# Objective:
Return only those lines from the line containing "What Bokeh code" to the line containing "from bokeh.resources import INLINE", both included, and please omit the pictures.
------ Supplied information ------
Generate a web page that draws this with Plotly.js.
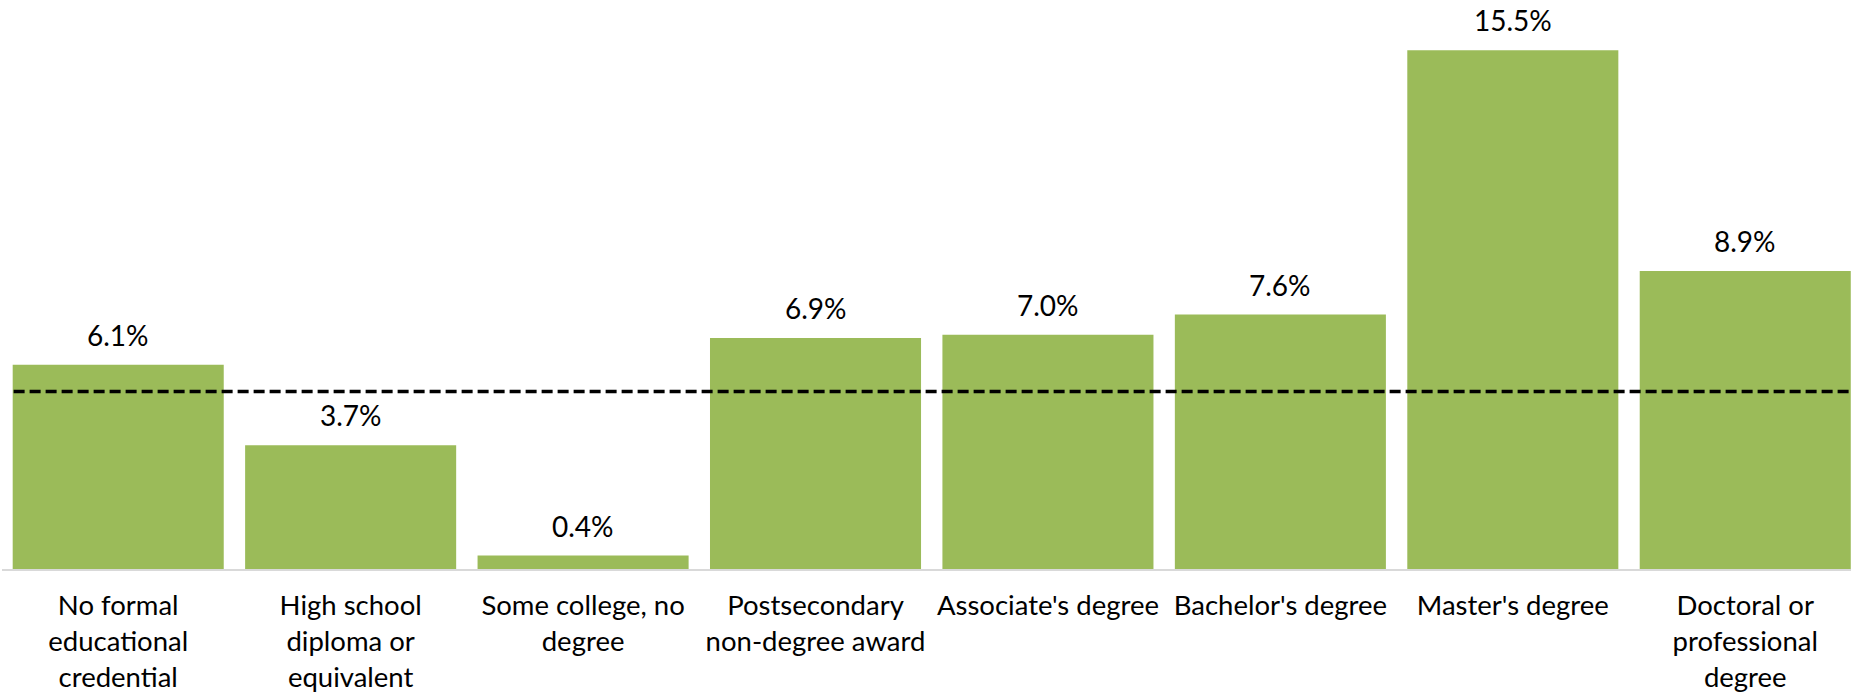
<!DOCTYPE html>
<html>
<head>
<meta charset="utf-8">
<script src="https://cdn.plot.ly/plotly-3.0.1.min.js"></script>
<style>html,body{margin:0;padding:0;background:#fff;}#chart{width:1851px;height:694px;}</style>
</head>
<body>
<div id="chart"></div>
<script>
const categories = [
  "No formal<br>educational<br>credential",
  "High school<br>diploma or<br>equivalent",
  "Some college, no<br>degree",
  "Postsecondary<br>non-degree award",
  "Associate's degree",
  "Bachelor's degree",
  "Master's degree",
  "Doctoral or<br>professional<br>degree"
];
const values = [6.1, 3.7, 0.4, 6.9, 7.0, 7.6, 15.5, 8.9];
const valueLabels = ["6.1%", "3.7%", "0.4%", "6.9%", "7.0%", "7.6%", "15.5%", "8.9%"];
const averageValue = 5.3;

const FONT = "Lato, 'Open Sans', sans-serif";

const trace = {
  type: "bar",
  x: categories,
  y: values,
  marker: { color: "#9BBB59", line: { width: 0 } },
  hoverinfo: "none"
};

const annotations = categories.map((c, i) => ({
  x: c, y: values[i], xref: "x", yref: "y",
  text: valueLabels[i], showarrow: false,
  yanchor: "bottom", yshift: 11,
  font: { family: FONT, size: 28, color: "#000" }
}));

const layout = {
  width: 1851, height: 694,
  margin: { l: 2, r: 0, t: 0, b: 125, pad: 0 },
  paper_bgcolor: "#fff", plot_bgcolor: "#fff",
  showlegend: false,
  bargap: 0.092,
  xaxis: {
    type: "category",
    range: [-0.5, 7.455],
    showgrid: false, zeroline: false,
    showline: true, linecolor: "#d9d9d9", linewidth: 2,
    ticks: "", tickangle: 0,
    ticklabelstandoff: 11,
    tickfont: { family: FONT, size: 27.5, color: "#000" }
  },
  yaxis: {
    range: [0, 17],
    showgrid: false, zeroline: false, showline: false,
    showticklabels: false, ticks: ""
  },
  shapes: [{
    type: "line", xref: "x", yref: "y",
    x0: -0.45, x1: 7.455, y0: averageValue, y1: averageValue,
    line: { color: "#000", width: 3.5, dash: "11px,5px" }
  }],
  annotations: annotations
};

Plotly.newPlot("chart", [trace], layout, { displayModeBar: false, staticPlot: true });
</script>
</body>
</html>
------
------ Supplied information ------
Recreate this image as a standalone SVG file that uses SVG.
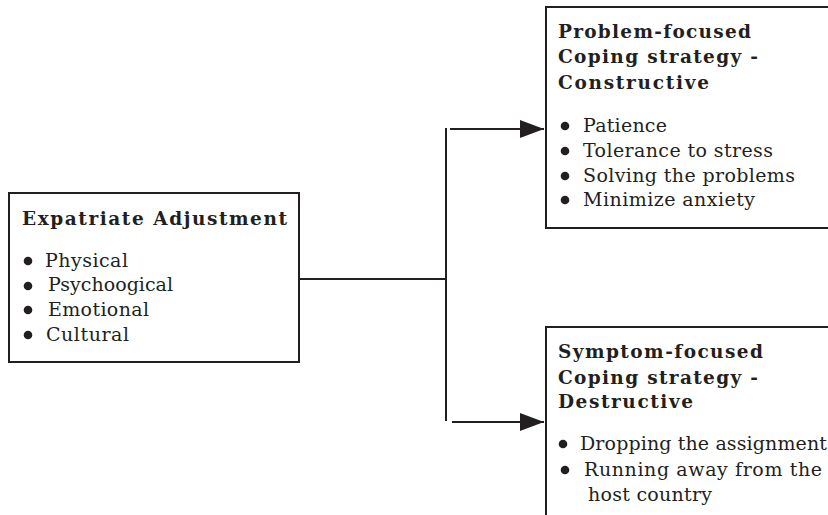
------
------ Supplied information ------
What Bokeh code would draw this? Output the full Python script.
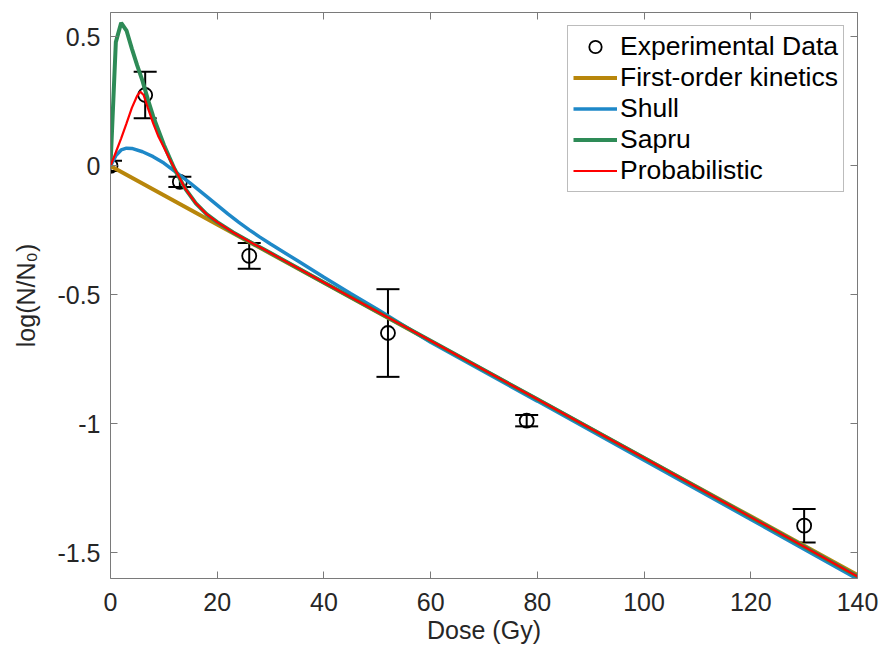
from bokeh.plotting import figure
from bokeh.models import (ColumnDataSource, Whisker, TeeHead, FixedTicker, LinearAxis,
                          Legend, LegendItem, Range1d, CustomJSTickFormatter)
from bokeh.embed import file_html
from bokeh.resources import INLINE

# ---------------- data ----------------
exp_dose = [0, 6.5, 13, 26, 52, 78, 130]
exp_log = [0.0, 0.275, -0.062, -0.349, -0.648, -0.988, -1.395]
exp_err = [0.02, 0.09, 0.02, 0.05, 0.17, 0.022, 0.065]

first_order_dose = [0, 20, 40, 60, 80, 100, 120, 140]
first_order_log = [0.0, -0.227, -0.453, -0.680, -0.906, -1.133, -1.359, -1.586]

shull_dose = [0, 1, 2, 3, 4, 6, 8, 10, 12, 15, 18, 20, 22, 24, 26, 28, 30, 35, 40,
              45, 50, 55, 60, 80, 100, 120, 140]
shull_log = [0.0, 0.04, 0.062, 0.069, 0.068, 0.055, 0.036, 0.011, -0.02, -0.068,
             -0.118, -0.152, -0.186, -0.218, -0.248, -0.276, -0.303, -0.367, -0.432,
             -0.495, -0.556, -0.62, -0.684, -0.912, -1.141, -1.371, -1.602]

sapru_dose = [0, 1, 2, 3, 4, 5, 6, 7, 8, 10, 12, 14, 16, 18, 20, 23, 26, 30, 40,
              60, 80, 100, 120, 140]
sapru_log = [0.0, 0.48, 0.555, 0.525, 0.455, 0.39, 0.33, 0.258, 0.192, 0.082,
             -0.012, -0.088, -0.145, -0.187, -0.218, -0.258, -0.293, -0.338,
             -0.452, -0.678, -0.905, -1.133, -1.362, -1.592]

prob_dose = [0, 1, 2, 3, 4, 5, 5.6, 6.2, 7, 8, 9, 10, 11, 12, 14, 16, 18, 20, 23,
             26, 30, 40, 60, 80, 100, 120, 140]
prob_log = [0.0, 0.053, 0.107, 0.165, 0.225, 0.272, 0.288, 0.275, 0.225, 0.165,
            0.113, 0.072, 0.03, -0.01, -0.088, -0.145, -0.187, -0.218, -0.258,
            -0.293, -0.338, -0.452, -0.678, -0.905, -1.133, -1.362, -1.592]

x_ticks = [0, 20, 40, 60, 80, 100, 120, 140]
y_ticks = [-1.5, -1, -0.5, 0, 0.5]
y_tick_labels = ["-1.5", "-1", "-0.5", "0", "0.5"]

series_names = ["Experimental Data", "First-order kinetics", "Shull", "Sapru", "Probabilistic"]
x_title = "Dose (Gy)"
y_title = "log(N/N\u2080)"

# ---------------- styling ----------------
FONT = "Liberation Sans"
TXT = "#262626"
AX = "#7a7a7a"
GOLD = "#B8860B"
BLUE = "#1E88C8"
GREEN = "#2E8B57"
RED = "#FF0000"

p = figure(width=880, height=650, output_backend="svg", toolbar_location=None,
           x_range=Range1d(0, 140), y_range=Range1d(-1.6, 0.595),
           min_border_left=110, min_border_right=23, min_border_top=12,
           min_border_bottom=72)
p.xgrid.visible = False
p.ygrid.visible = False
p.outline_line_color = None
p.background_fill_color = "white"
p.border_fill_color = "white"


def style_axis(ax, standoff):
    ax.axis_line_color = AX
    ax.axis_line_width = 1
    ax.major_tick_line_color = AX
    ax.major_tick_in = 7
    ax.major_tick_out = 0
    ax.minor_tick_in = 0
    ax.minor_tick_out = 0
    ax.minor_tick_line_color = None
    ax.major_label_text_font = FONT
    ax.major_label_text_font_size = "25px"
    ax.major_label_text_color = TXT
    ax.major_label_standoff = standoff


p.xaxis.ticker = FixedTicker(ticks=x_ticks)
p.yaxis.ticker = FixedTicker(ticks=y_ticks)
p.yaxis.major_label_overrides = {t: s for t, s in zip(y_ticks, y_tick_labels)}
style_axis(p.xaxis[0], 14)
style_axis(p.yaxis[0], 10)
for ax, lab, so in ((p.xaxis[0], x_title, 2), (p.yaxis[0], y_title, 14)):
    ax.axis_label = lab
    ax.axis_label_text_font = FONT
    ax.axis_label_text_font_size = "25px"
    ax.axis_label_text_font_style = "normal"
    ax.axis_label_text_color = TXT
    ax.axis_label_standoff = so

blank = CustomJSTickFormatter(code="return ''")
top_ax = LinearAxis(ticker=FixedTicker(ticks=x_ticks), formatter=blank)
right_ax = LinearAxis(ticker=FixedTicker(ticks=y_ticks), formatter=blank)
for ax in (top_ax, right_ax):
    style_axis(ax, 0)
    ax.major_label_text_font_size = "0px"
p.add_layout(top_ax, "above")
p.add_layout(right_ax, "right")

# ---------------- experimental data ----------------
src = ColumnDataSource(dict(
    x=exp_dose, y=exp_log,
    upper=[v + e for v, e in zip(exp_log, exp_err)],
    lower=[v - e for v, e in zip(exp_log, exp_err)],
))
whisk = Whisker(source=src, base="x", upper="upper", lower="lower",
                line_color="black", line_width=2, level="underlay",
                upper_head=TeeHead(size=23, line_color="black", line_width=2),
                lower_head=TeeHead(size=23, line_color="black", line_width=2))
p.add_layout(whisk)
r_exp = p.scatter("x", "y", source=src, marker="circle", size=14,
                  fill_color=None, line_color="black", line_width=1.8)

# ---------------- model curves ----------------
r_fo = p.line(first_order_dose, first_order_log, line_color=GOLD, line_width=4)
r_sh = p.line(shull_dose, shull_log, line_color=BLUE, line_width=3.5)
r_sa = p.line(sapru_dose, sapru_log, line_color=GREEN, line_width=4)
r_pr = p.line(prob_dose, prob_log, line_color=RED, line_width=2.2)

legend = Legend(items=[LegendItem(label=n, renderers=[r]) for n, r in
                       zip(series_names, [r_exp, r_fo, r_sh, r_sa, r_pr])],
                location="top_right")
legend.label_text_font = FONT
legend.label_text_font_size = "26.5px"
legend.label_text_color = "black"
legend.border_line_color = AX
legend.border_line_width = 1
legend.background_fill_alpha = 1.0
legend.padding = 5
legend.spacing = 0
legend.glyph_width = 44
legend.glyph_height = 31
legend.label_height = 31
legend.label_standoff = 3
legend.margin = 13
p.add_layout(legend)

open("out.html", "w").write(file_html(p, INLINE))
------
# Completed task:
What Bokeh code would draw this? Output the full Python script.
from bokeh.plotting import figure
from bokeh.models import (ColumnDataSource, Whisker, TeeHead, FixedTicker, LinearAxis,
                          Legend, LegendItem, Range1d, CustomJSTickFormatter)
from bokeh.embed import file_html
from bokeh.resources import INLINE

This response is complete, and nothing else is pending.